The attack surface is also growing faster than most teams can track. The average enterprise now operates thousands of connected devices across its facilities. Each one represents a potential pivot point for an adversary who's already inside the network perimeter — or looking for a way in through the physical layer.
What "Cyber-Physical" Actually Means for Risk Teams
The consequences of cyber-physical breaches aren't just financial. They're operational, reputational, and in some industries — life-threatening.
In February 2024, ransomware actors compromised IoT-connected medical devices across several U.S. hospitals — seizing control of patient monitoring systems, infusion pumps, and MRI machines. Hospitals reverted to manual procedures. Patient care was directly impacted. This wasn't a data exfiltration event. It was a clinical emergency triggered by a software exploit.
In industrial settings, the risk is equally stark. Cyber-physical attacks on European manufacturing plants in June 2024 exploited weak IIoT communication protocols, manipulating machinery and halting production lines entirely. The average cost of a manufacturing sector data breach reached $4.97 million in 2024 — and that figure doesn't include production downtime, supply chain disruption, or long-term reputational damage.
This is no longer a niche concern for critical infrastructure teams. It's a board-level risk for any organization that operates physical facilities connected to digital systems — which, in 2025, is nearly every organization.
Five Things Your Security Team Should Do This Quarter
Priority Action List — Cyber-Physical Security
01
Audit your physical device inventory. You can't protect what you can't see. Create a complete inventory of every IP-connected physical security device — cameras, access panels, sensors, intercoms — and map them to network zones. Treat unmanaged devices as active vulnerabilities.
02
Segment your physical security network. IoT and physical security devices should never share a flat network with corporate systems. Network segmentation limits lateral movement — organizations that implement it reduce breach costs by 35%. It's one of the highest-ROI controls available.
03
Eliminate default credentials immediately. The UK's PSTI Act, which came into effect in April 2024, legally bans default passwords on connected devices. Even if you're not UK-regulated, the principle is non-negotiable. One in five IoT devices still ships with factory defaults. That's an open invitation.
04
Establish a firmware patching cadence. Physical security devices need patching just like servers do. Assign ownership, track CVEs relevant to your hardware, and define an acceptable patch window. Legacy devices that can't be patched should be isolated or replaced — not ignored.
05
Run cross-functional tabletop exercises. Most incident response plans treat physical and digital threats separately. Run scenarios where a compromised badge reader leads to a network breach, or where a camera exploit enables physical intrusion. The convergence is real. Your playbooks should reflect it.
The Bottom Line
The hacked door in the opening scenario isn't a hypothetical. Variants of it have happened in corporate campuses, hospitals, government buildings, and smart city infrastructure — often going undetected for months, because the security team was watching the firewall logs, not the door controller event logs.

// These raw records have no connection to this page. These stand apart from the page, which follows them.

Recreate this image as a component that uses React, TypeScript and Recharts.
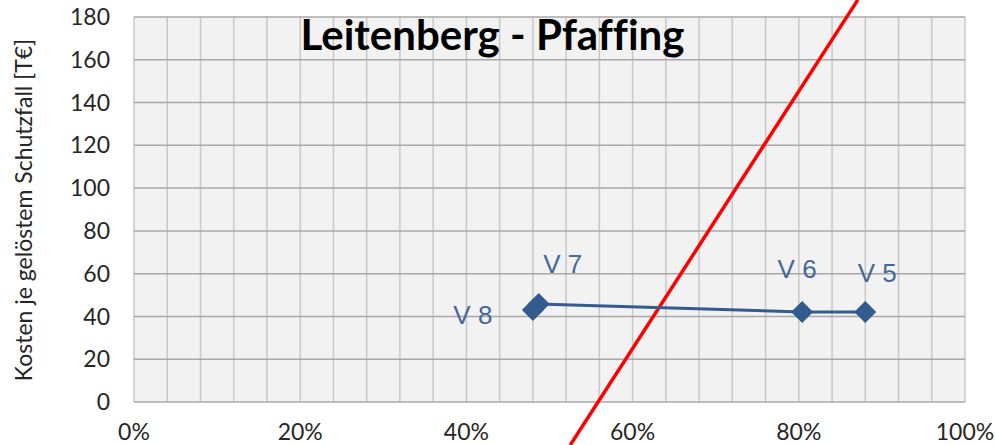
import React from "react";
import {
	LineChart,
	Line,
	XAxis,
	YAxis,
	CartesianGrid,
	ReferenceLine,
	LabelList,
	Label,
} from "recharts";

// variant points (x = share in %, y = cost in T€)
const variantNames = ["V 8", "V 7", "V 6", "V 5"];
const variantShare = [48.0, 48.7, 80.4, 88.0];
const variantCost = [43.0, 45.8, 42.1, 42.1];

// red limit line, two points on it
const limitShare = [52.5, 87.1];
const limitCost = [-20.1, 188.0];

const xTicks = [0, 4, 8, 12, 16, 20, 24, 28, 32, 36, 40, 44, 48, 52, 56, 60, 64, 68, 72, 76, 80, 84, 88, 92, 96, 100];
const xLabelTicks = [0, 20, 40, 60, 80, 100];
const yTicks = [0, 20, 40, 60, 80, 100, 120, 140, 160, 180];

const data = variantNames.map((name, i) => ({
	name,
	x: variantShare[i],
	y: variantCost[i],
}));

const FONT = "Lato, 'Open Sans', sans-serif";
const BLUE = "#335b8e";

const Diamond = (props: any) => {
	const { cx, cy } = props;
	if (cx == null || cy == null) return null;
	const r = 11;
	return (
		<polygon
			points={`${cx},${cy - r} ${cx + r},${cy} ${cx},${cy + r} ${cx - r},${cy}`}
			fill={BLUE}
		/>
	);
};

// label offsets per point (relative to the marker)
const labelShift: Record<string, [number, number]> = {
	"V 8": [-60, 5],
	"V 7": [24, -40],
	"V 6": [-5, -43],
	"V 5": [12, -39],
};

const PointLabel = (props: any) => {
	const { x, y, value } = props;
	const [dx, dy] = labelShift[value] || [0, -30];
	return (
		<text
			x={x + dx}
			y={y + dy}
			textAnchor='middle'
			dominantBaseline='central'
			fill='#44689a'
			fontSize={26}
			fontFamily="'Liberation Sans', Arial, sans-serif">
			{value}
		</text>
	);
};

export default function App() {
	return (
		<div
			style={{
				position: "absolute",
				left: 0,
				top: 0,
				width: 995,
				height: 445,
				background: "#fff",
				fontFamily: FONT,
			}}>
			<LineChart
				width={995}
				height={445}
				data={data}
				margin={{ top: 17, right: 30, bottom: 0, left: 0 }}>
				<CartesianGrid
					horizontal={false}
					stroke='#c8c8c8'
					strokeWidth={1.5}
					fill='#f2f2f2'
					fillOpacity={1}
				/>
				<CartesianGrid vertical={false} stroke='#a8a8a8' strokeWidth={1.5} />
				<XAxis
					type='number'
					dataKey='x'
					domain={[0, 100]}
					ticks={xTicks}
					interval={0}
					tickFormatter={(v: number) => (xLabelTicks.includes(v) ? `${v}%` : "")}
					tickLine={false}
					axisLine={false}
					height={43}
					tickMargin={16}
					tick={{ fill: "#262626", fontSize: 23, fontFamily: FONT }}
				/>
				<YAxis
					type='number'
					domain={[0, 180]}
					ticks={yTicks}
					interval={0}
					tickLine={false}
					axisLine={false}
					width={134}
					tickMargin={18}
					tick={{ fill: "#262626", fontSize: 23, fontFamily: FONT }}>
					<Label
						content={() => (
							<text
								x={23}
								y={210}
								transform='rotate(-90 23 210)'
								textAnchor='middle'
								dominantBaseline='central'
								fill='#262626'
								fontSize={23}
								fontFamily={FONT}>
								Kosten je gelöstem Schutzfall [T€]
							</text>
						)}
					/>
				</YAxis>
				<ReferenceLine
					segment={[
						{ x: limitShare[0], y: limitCost[0] },
						{ x: limitShare[1], y: limitCost[1] },
					]}
					stroke='#ff0000'
					strokeWidth={3.5}
					ifOverflow='visible'
				/>
				<Line
					type='linear'
					dataKey='y'
					stroke={BLUE}
					strokeWidth={3}
					dot={<Diamond />}
					activeDot={false}
					isAnimationActive={false}>
					<LabelList dataKey='name' content={<PointLabel />} />
				</Line>
			</LineChart>
			<div
				style={{
					position: "absolute",
					left: 0,
					width: 985,
					top: 10,
					textAlign: "center",
					fontWeight: 700,
					fontSize: 42,
					lineHeight: "48px",
					color: "#000",
					fontFamily: FONT,
					fontVariantLigatures: "none",
				}}>
				Leitenberg - Pfaffing
			</div>
		</div>
	);
}
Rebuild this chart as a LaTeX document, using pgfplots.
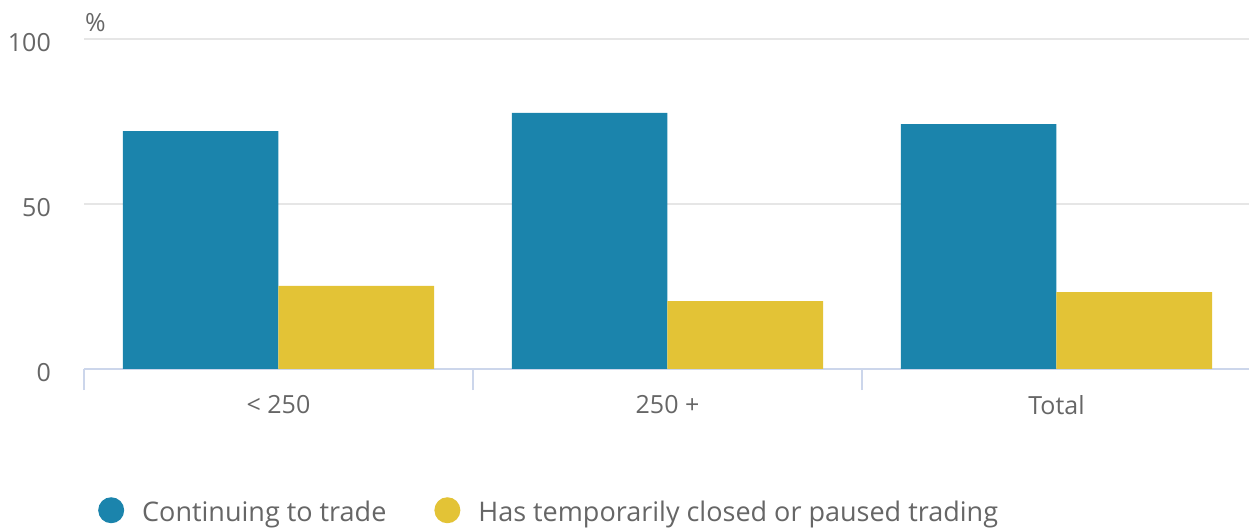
\documentclass[border=0pt]{standalone}
\usepackage{pgfplots}
\pgfplotsset{compat=1.18}
\usepackage{fontspec}
\setmainfont{Open Sans}
\definecolor{tradeblue}{HTML}{1B84AC}
\definecolor{pauseyellow}{HTML}{E3C336}
\definecolor{labelgray}{HTML}{666666}
\definecolor{gridgray}{HTML}{E6E6E6}
\definecolor{axisblue}{HTML}{CCD6EB}

\begin{document}
\begin{tikzpicture}
\begin{axis}[
  at={(0pt,0pt)}, anchor=south west,
  scale only axis,
  width=1167pt, height=330pt,
  xmin=-0.5, xmax=2.5, ymin=0, ymax=100,
  clip=false,
  axis lines*=left,
  y axis line style={draw=none},
  x axis line style={draw=axisblue, line width=2pt},
  ymajorgrids,
  grid style={draw=gridgray, line width=2pt},
  ytick={0,50,100},
  xtick={0,1,2},
  xticklabels={{< 250},{250 +},{Total}},
  major tick length=0pt,
  /pgf/number format/assume math mode=true,
  tick label style={font=\fontsize{25}{30}\selectfont, text=labelgray, inner sep=0pt},
  xticklabel style={anchor=north, yshift=-26pt},
  yticklabel style={anchor=east, xshift=-33pt, yshift=-4pt},
  extra x ticks={-0.5,0.5,1.5},
  extra x tick labels={},
  extra x tick style={major tick length=21pt, tick align=outside,
    tick style={draw=axisblue, line width=2pt}},
  legend columns=2,
  legend style={at={(axis description cs:0.012,-0.388)}, anchor=north west,
    draw=none, inner sep=0pt, nodes={inner sep=0pt},
    font=\fontsize{27}{32}\selectfont, text=labelgray,
    /tikz/every odd column/.append style={column sep=18pt},
    /tikz/every even column/.append style={column sep=48pt}},
  legend image code/.code={\fill[#1] (13pt,2pt) circle (13pt);},
]
\addplot[ybar, bar width=0.4, bar shift=-0.2, fill=tradeblue, draw=none]
  coordinates {(0,72.1) (1,77.6) (2,74.2)};
\addlegendentry{Continuing to trade}
\addplot[ybar, bar width=0.4, bar shift=0.2, fill=pauseyellow, draw=none]
  coordinates {(0,25.2) (1,20.6) (2,23.3)};
\addlegendentry{Has temporarily closed or paused trading}
\node[anchor=south west, inner sep=0pt, font=\fontsize{25}{30}\selectfont,
  text=labelgray, xshift=1pt, yshift=7pt] at (rel axis cs:0,1) {\%};
\end{axis}
\pgfresetboundingbox
\path (-84pt,-160pt) rectangle (1165pt,369pt);
\end{tikzpicture}
\end{document}
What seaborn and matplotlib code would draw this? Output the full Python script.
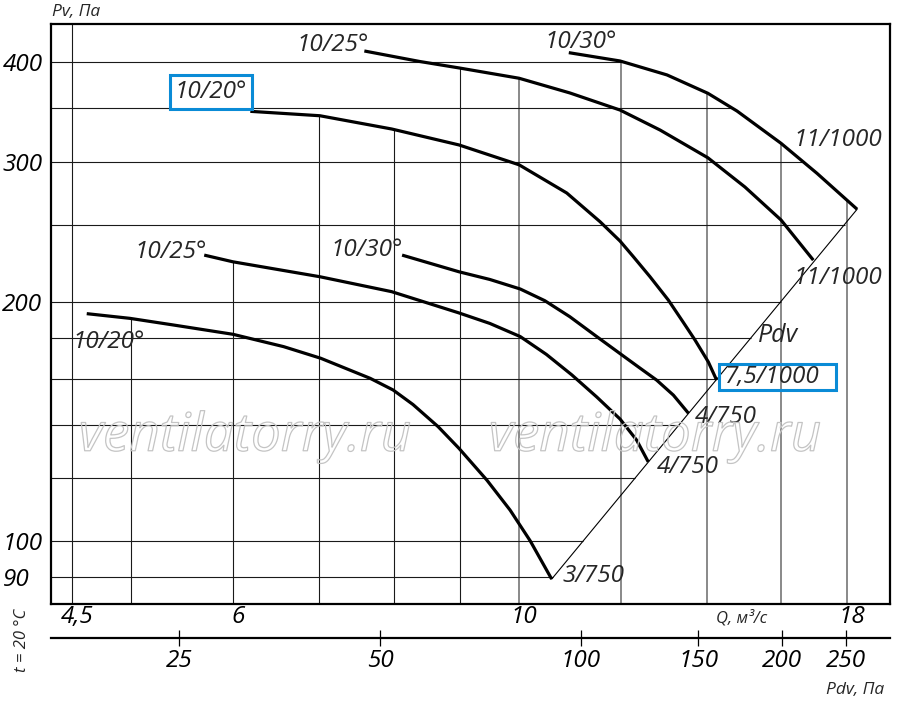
import numpy as np
import pandas as pd
import matplotlib
matplotlib.use('Agg')
import matplotlib.pyplot as plt
import matplotlib.patheffects as pe
from matplotlib.patches import Rectangle
from matplotlib.ticker import NullLocator
from matplotlib.transforms import ScaledTranslation, IdentityTransform
import seaborn as sns

# ---------------- data (Q in m3/s, Pv in Pa) ----------------
curve_ids = ['A', 'B', 'C', 'D', 'E', 'F']
q_A = [4.62, 4.99, 5.39, 6.00, 6.57, 7.02, 7.67, 7.99, 8.28, 8.66, 8.99, 9.45, 9.85, 10.21, 10.61]
p_A = [193.1, 190.5, 186.9, 181.9, 175.5, 169.7, 160.1, 154.8, 148.4, 139.2, 130.7, 119.2, 109.3, 100.0, 89.5]
q_B = [5.70, 6.00, 7.01, 7.97, 8.99, 9.50, 10.03, 10.51, 11.00, 11.50, 11.99, 12.35, 12.61]
p_B = [228.8, 224.4, 214.9, 205.8, 193.5, 187.7, 180.7, 171.6, 161.7, 151.7, 142.3, 133.9, 125.7]
q_C = [8.12, 8.99, 9.50, 10.03, 10.48, 10.96, 11.50, 11.99, 12.42, 12.80, 13.19, 13.55]
p_C = [228.8, 218.0, 213.2, 207.4, 200.5, 191.4, 180.7, 172.0, 165.0, 159.3, 152.5, 144.7]
q_D = [6.19, 7.01, 7.97, 8.99, 10.01, 10.90, 11.57, 11.99, 12.28, 12.65, 13.07, 13.42, 13.71, 14.04, 14.25]
p_D = [347.0, 342.6, 329.7, 314.8, 297.2, 273.9, 252.0, 238.3, 227.7, 214.9, 200.9, 188.5, 178.9, 167.9, 159.3]
q_E = [7.59, 8.38, 8.99, 10.01, 10.96, 11.99, 12.88, 14.03, 14.99, 15.99, 16.94]
p_E = [413.3, 400.9, 393.5, 381.9, 366.0, 348.3, 328.7, 303.3, 278.7, 253.3, 225.5]
q_F = [10.94, 11.99, 13.04, 14.03, 14.78, 15.99, 17.05, 18.32]
p_F = [411.3, 401.5, 385.6, 365.6, 347.3, 316.3, 290.0, 261.3]

start_labels = ['10/20°', '10/25°', '10/30°', '10/20°', '10/25°', '10/30°']
end_labels = ['3/750', '4/750', '4/750', '7,5/1000', '11/1000', '11/1000']

# dynamic-pressure line (Pdv)
pdv_q = [10.61, 18.32]
pdv_p = [89.5, 261.3]

# grid
vgrid_q = [4.5, 5, 6, 7, 8, 9, 10, 12, 14, 16, 18]
vgrid_stop = [None, 'A', 'B', 'D', 'D', 'E', 'E', 'F', 'F', 'F', 'F']
hgrid_p = [90, 100, 120, 140, 160, 180, 200, 250, 300, 350, 400]
hgrid_stop = 'F'

# axis ticks
q_ticks = [4.5, 6, 10, 18]
q_ticklabels = ['4,5', '6', '10', '18']
p_ticks = [90, 100, 200, 300, 400]
p_ticklabels = ['90', '100', '200', '300', '400']
pdv_ticks = [25, 50, 100, 150, 200, 250]
pdv_ticklabels = ['25', '50', '100', '150', '200', '250']

# ---------------- style ----------------
sns.set_theme(style='white')
plt.rcParams['font.family'] = ['Open Sans', 'DejaVu Sans']
plt.rcParams['font.style'] = 'italic'

W, H = 900, 712
BLUE = '#0a8bd6'
FS = 17.5

fig = plt.figure(figsize=(W / 100, H / 100), dpi=100)
fig.patch.set_facecolor('white')
ax = fig.add_axes([51 / W, 1 - 604 / H, 839 / W, 580 / H])
ax.set_facecolor('white')
ax.set_xscale('log')
ax.set_yscale('log')
XL = (4.334, 19.43)
YL = (83.27, 446.9)
ax.set_xlim(*XL)
ax.set_ylim(*YL)

curves = {'A': (q_A, p_A), 'B': (q_B, p_B), 'C': (q_C, p_C),
          'D': (q_D, p_D), 'E': (q_E, p_E), 'F': (q_F, p_F)}

df = pd.concat([pd.DataFrame({'Q': curves[c][0], 'P': curves[c][1], 'curve': c})
                for c in curve_ids], ignore_index=True)


def p_on(cid, q):
    cq, cp = curves[cid]
    return float(np.exp(np.interp(np.log(q), np.log(cq), np.log(cp))))


def q_on(cid, p):
    cq, cp = curves[cid]
    if p < min(cp) or p > max(cp):
        return np.inf
    return float(np.exp(np.interp(np.log(p), np.log(cp[::-1]), np.log(cq[::-1]))))


lq0, lq1 = np.log(pdv_q)
lp0, lp1 = np.log(pdv_p)


def q_pdv(p):
    return float(np.exp(lq0 + (np.log(p) - lp0) * (lq1 - lq0) / (lp1 - lp0)))


# grid lines bounded by the working region
for q, stop in zip(vgrid_q, vgrid_stop):
    top = YL[1] if stop is None else p_on(stop, q)
    col = '#1a1a1a' if q < 10 else '#6a6a6a'
    lw = 0.8 if q < 10 else 1.1
    ax.vlines(q, YL[0], top, color=col, lw=lw, zorder=1)
for p in hgrid_p:
    end = min(q_pdv(p), q_on(hgrid_stop, p), XL[1])
    ax.hlines(p, XL[0], end, color='#1a1a1a', lw=0.8, zorder=1)

# watermark
for cx in (245, 655):
    fig.text(cx / W, 1 - 437 / H, 'ventilatorry.ru', ha='center', va='center',
             fontsize=38, color=(1, 1, 1, 0), family=['Open Sans', 'DejaVu Sans'],
             path_effects=[pe.Stroke(linewidth=0.9, foreground='#c4c4c4')], zorder=2)

# Pdv line
ax.plot(pdv_q, pdv_p, color='black', lw=0.8, zorder=3)

# fan curves
sns.lineplot(data=df, x='Q', y='P', hue='curve', palette={c: 'black' for c in curve_ids},
             estimator=None, sort=False, legend=False, lw=2.3, ax=ax, zorder=4,
             solid_joinstyle='round', solid_capstyle='butt')

# curve labels
start_off = {'A': ('left', -14, -28), 'B': ('right', 3, 3), 'C': ('right', 1, 5),
             'D': ('right', -3, 19), 'E': ('right', 4, 6), 'F': ('left', -24, 11)}
end_off = {'A': (11, 3), 'B': (9, -5), 'C': (6, -4), 'D': (8, 3), 'E': (-20, -18), 'F': (-64, 69)}
boxed_end = None
for c, sl, el in zip(curve_ids, start_labels, end_labels):
    cq, cp = curves[c]
    ha, dx, dy = start_off[c]
    kw = {}
    if c == 'D':
        kw['bbox'] = dict(boxstyle='square,pad=0.2', fc='white', ec=BLUE, lw=2.2)
    ax.annotate(sl, (cq[0], cp[0]), xytext=(dx, dy), textcoords='offset pixels',
                ha=ha, va='center', fontsize=FS, zorder=5, **kw)
    dx, dy = end_off[c]
    t = ax.annotate(el, (cq[-1], cp[-1]), xytext=(dx, dy), textcoords='offset pixels',
                    ha='left', va='center', fontsize=FS, zorder=6)
    if c == 'D':
        boxed_end = t

# Pdv label next to the line
ax.annotate('Pdv', (q_pdv(181.5), 181.5), xytext=(5, 0), textcoords='offset pixels',
            ha='left', va='center', fontsize=FS + 0.5, zorder=5)

# axes, ticks
ax.xaxis.set_minor_locator(NullLocator())
ax.yaxis.set_minor_locator(NullLocator())
ax.set_xticks(q_ticks)
ax.set_xticklabels(q_ticklabels)
ax.set_yticks(p_ticks)
ax.set_yticklabels(p_ticklabels)
ax.tick_params(axis='both', length=0, labelsize=FS, colors='black')
ax.tick_params(axis='x', pad=1)
ax.tick_params(axis='y', pad=35)
for lab in ax.get_yticklabels():
    lab.set_horizontalalignment('left')
shift = ScaledTranslation(5 / 100, 0, fig.dpi_scale_trans)
for lab in ax.get_xticklabels():
    lab.set_transform(lab.get_transform() + shift)
ax.set_xlabel('')
ax.set_ylabel('')
for s in ax.spines.values():
    s.set_visible(True)
    s.set_color('black')
    s.set_linewidth(1.6)

# Pdv scale below
ax2 = fig.add_axes([51 / W, 1 - 637.5 / H, 839 / W, 0.0001])
ax2.set_facecolor('none')
ax2.set_xscale('log')
ax2.set_xlim(16.06, 290.6)
ax2.xaxis.set_minor_locator(NullLocator())
ax2.set_xticks(pdv_ticks)
ax2.set_xticklabels(pdv_ticklabels)
ax2.set_yticks([])
for k in ('top', 'left', 'right'):
    ax2.spines[k].set_visible(False)
ax2.spines['bottom'].set_linewidth(1.6)
ax2.spines['bottom'].set_color('black')
ax2.tick_params(axis='x', direction='inout', length=11, width=0.9, pad=3,
                labelsize=FS, colors='black', bottom=True)

# axis titles
fig.text(52 / W, 1 - 12 / H, 'Pv, Па', ha='left', va='center', fontsize=12.5)
fig.text(742 / W, 1 - 618 / H, 'Q, м³/с', ha='center', va='center', fontsize=12)
fig.text(884 / W, 1 - 690 / H, 'Pdv, Па', ha='right', va='center', fontsize=12.5)
fig.text(22 / W, 1 - 640 / H, 't = 20 °C', ha='center', va='center', fontsize=12, rotation=90)

# blue frame around the 7,5/1000 label (wider on the right, as in the original)
fig.canvas.draw()
bb = boxed_end.get_window_extent()
fig.add_artist(Rectangle((bb.x0 - 6, bb.y0 - 1), bb.width + 23, bb.height + 2,
                         transform=IdentityTransform(), fill=False, ec=BLUE, lw=2.2,
                         zorder=7))

fig.savefig('out.png', dpi=100, facecolor='white')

Cyber-physical security isn't a specialty vertical anymore. It's a fundamental dimension of organizational risk. The companies that understand this are already running unified security programs that treat a compromised IP camera the same way they'd treat a compromised endpoint — with the same urgency, the same visibility, and the same response protocols.
The ones that don't? They're leaving a door open. Literally.